We’re excited to announce the release of workflows 0.2.0. workflows is a tidymodels package for bundling a model specification from parsnip with a preprocessor, such as a formula or recipe. Doing this can streamline the model fitting workflow and combines nicely with tune for performing hyperparameter tuning.
You can install it from CRAN with:
install.packages("workflows")
Adding variables to a workflow
The main change in this release of workflows is the introduction of a new preprocessor method:
add_variables()
. This adds a third method to specify model terms, in addition to
add_formula()
and
add_recipe()
.
add_variables()
has a tidyselect interface, where outcomes
are specified using bare column names, followed by predictors
.
linear_spec <- linear_reg() %>%
set_engine("lm")
wf <- workflow() %>%
add_model(linear_spec) %>%
add_variables(outcomes = mpg, predictors = c(cyl, disp))
wf
#> ══ Workflow ════════════════════════════════════════════════════════════════════
#> Preprocessor: Variables
#> Model: linear_reg()
#>
#> ── Preprocessor ────────────────────────────────────────────────────────────────
#> Outcomes: mpg
#> Predictors: c(cyl, disp)
#>
#> ── Model ───────────────────────────────────────────────────────────────────────
#> Linear Regression Model Specification (regression)
#>
#> Computational engine: lm
model <- fit(wf, mtcars)
mold <- pull_workflow_mold(model)
mold$predictors
#> # A tibble: 32 x 2
#> cyl disp
#> <dbl> <dbl>
#> 1 6 160
#> 2 6 160
#> 3 4 108
#> 4 6 258
#> 5 8 360
#> 6 6 225
#> 7 8 360
#> 8 4 147.
#> 9 4 141.
#> 10 6 168.
#> # … with 22 more rows
mold$outcomes
#> # A tibble: 32 x 1
#> mpg
#> <dbl>
#> 1 21
#> 2 21
#> 3 22.8
#> 4 21.4
#> 5 18.7
#> 6 18.1
#> 7 14.3
#> 8 24.4
#> 9 22.8
#> 10 19.2
#> # … with 22 more rows
outcomes
are removed before predictors
is evaluated, which means that formula specifications like y ~ .
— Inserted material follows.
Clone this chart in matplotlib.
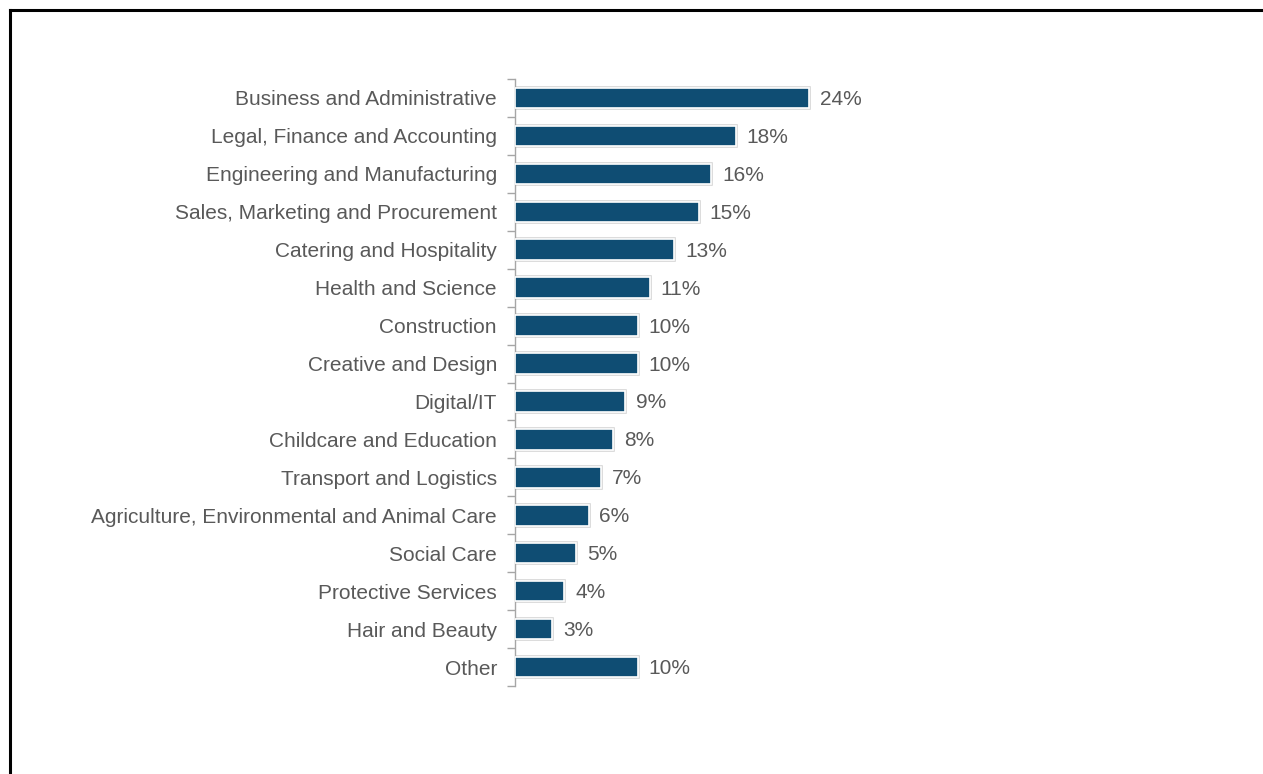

can be easily reproduced as:
workflow() %>%
add_variables(mpg, everything())
#> ══ Workflow ════════════════════════════════════════════════════════════════════
#> Preprocessor: Variables
#> Model: None
#>
#> ── Preprocessor ────────────────────────────────────────────────────────────────
#> Outcomes: mpg
#> Predictors: everything()
Importantly,
add_variables()
doesn’t do any preprocessing to your columns whatsoever. This is in contrast to
add_formula()
, which uses the standard
model.matrix()
machinery from R, and
add_recipe()
, which will
recipes::prep()
the recipe for you. It is especially useful when you aren’t using a recipe, but you do have S3 columns that you don’t want run through
model.matrix()
for fear of losing the S3 class, like with Date columns.
library(modeltime)
arima_spec <- arima_reg() %>%
set_engine("arima")
df <- data.frame(
y = sample(5),
date = as.Date("2019-01-01") + 0:4
)
wf <- workflow() %>%
add_variables(y, date) %>%
add_model(arima_spec)
arima_model <- fit(wf, df)
#> frequency = 1 observations per 1 day
arima_model
#> ══ Workflow [trained] ══════════════════════════════════════════════════════════
#> Preprocessor: Variables
#> Model: arima_reg()
#>
#> ── Preprocessor ────────────────────────────────────────────────────────────────
#> Outcomes: y
#> Predictors: date
#>
#> ── Model ───────────────────────────────────────────────────────────────────────
#> Series: outcome
#> ARIMA(0,0,0) with non-zero mean
#>
#> Coefficients:
#> mean
#> 3.0000
#> s.e. 0.6325
#>
#> sigma^2 estimated as 2.5: log likelihood=-8.83
#> AIC=21.66 AICc=27.66 BIC=20.87
mold <- pull_workflow_mold(arima_model)
mold$predictors
#> # A tibble: 5 x 1
#> date
#> <date>
#> 1 2019-01-01
#> 2 2019-01-02
#> 3 2019-01-03
#> 4 2019-01-04
#> 5 2019-01-05
Tune
workflows created with
add_variables()
do not work with the current CRAN version of tune (0.1.1). However, the development version of tune does have support for this, which you can install in the meantime until a new version of tune hits CRAN.
devtools::install_github("tidymodels/tune")
Acknowledgements
Thanks to the three contributors that helped with this version of workflows @EmilHvitfeldt, @mdancho84, and @RaviHela!